Comment expliquer cette sous-représentation politique des femmes ? Des raisons variées peuvent être avancées. On peut ainsi invoquer des facteurs historiques (la façon dont s’est construit le champ politique français depuis 1789), des facteurs sociologiques (la moindre disponibilité des femmes pour l’engagement public), des facteurs politiques (le fonctionnement partisan)2. Mais plus fondamentalement, on constate aujourd’hui encore, dans l’esprit d’une majorité de citoyens et d’acteurs politiques des deux sexes, la prégnance de représentations sociales qui sont largement antagonistes avec l’engagement politique au féminin. Il s’agit d’abord des représentations concernant les rôles de sexe. L’idée selon laquelle c’est en priorité à la femme de s’occuper de l’espace domestique et des enfants, car c’est avant tout là qu’elle doit s’y réaliser, est loin d’avoir disparu3. Pour faire carrière en politique, les femmes doivent bien davantage que les hommes pouvoir faire la preuve de leurs bons états de service familiaux, ce qui restreint l’éventail de leurs possibilités. En second lieu, le champ politique reste, on le verra, très largement pensé comme un univers viril. Pour ces deux raisons, la présence massive des femmes dans le champ politique, à parité avec les hommes, est difficilement acceptable, voire pensable, du moins à des niveaux élevés de la hiérarchie.
Ces représentations sociales s’expriment au sein du personnel politique via des discours et des slogans sexistes, parfois tenus en public (en particulier lors des campagnes électorales). En outre, elles se traduisent par une marginalisation tangible des femmes politiques : même si c’est moins net dans le contexte paritaire actuel, les partis sont en général assez réticents à leur accorder des investitures (surtout dans des circonscriptions gagnables) et des postes éminents (présidences d’assemblées, ministères pleins…). Tous ces éléments, que nous aborderons en premier lieu, incitent à poser le diagnostic d’un champ politique sexiste et travaillant à exclure les femmes, ou au moins à les reléguer dans ses zones déclassées et déclassantes. Cependant, cette explication n’est pas la principale (sans compter qu’elle est, on y reviendra, moins pertinente qu’il y a quelques années) : nous verrons dans un second temps que la réticence d’une forte proportion de dirigeants partisans, d’élus, de militants, mais aussi de citoyens, à envisager la présence massive des femmes en politique, tient en fait à des représentations plus générales très profondément ancrées dans les esprits.

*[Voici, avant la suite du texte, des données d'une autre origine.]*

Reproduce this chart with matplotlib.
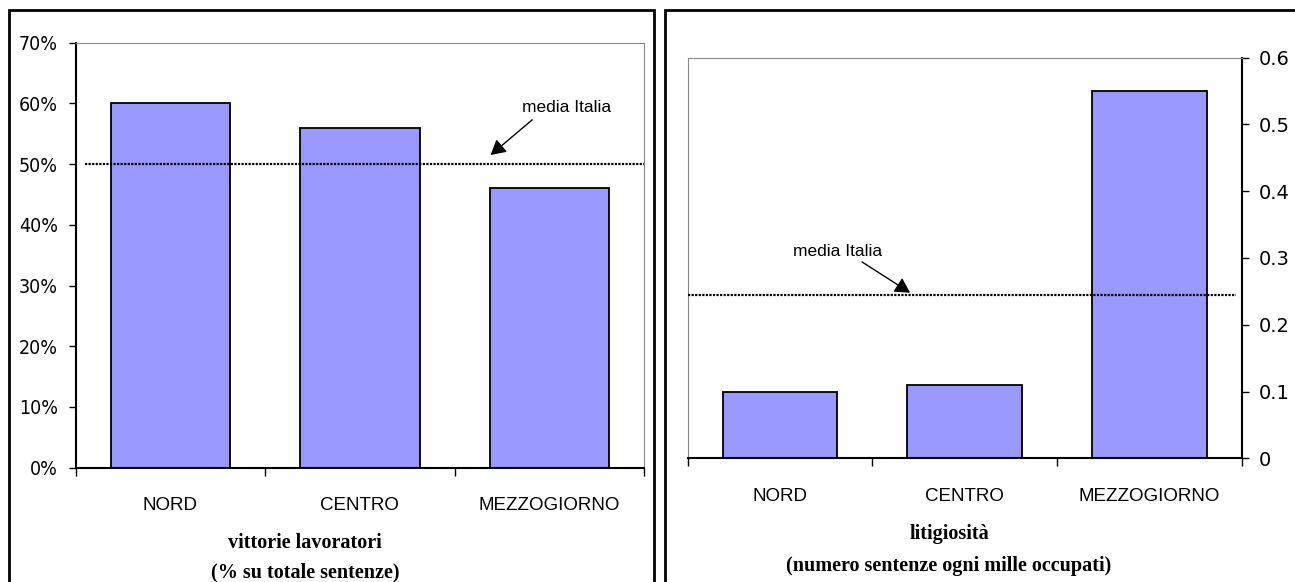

Notre analyse s’appuiera largement sur une série de très longs entretiens semi-directifs (trente-deux au total) réalisés par Sylvie Pionchon auprès de dix hommes et vingt-deux femmes de tous profils sociaux, culturels, intellectuels et politiques comprenant des militant(e)s, des élu(e)s, de simples citoyen(ne)s. Ces personnes ont été invitées à s’exprimer à partir d’une consigne très large (« J’aimerais que nous parlions de la politique, ce qu’elle signifie pour vous, ce que vous en pensez »), ce qui a permis de constater les thèmes, les images et le vocabulaire qui surgissent spontanément dans leur esprit lorsqu’ils ou elles réfléchissent à ce thème, mais aussi de mesurer les différences de politisation entre les enquêté(e)s en fonction de leur profil. Ces trente-deux entretiens ont été analysés de façon thématique et qualitative (tous les propos cités dans cet article en sont extraits), mais ils ont aussi été intégralement retranscrits et analysés de façon quantitative à partir d’un logiciel de lexicométrie élaboré par Dominique Labbé, ce qui est une première pour un corpus oral si vaste (345 724 mots).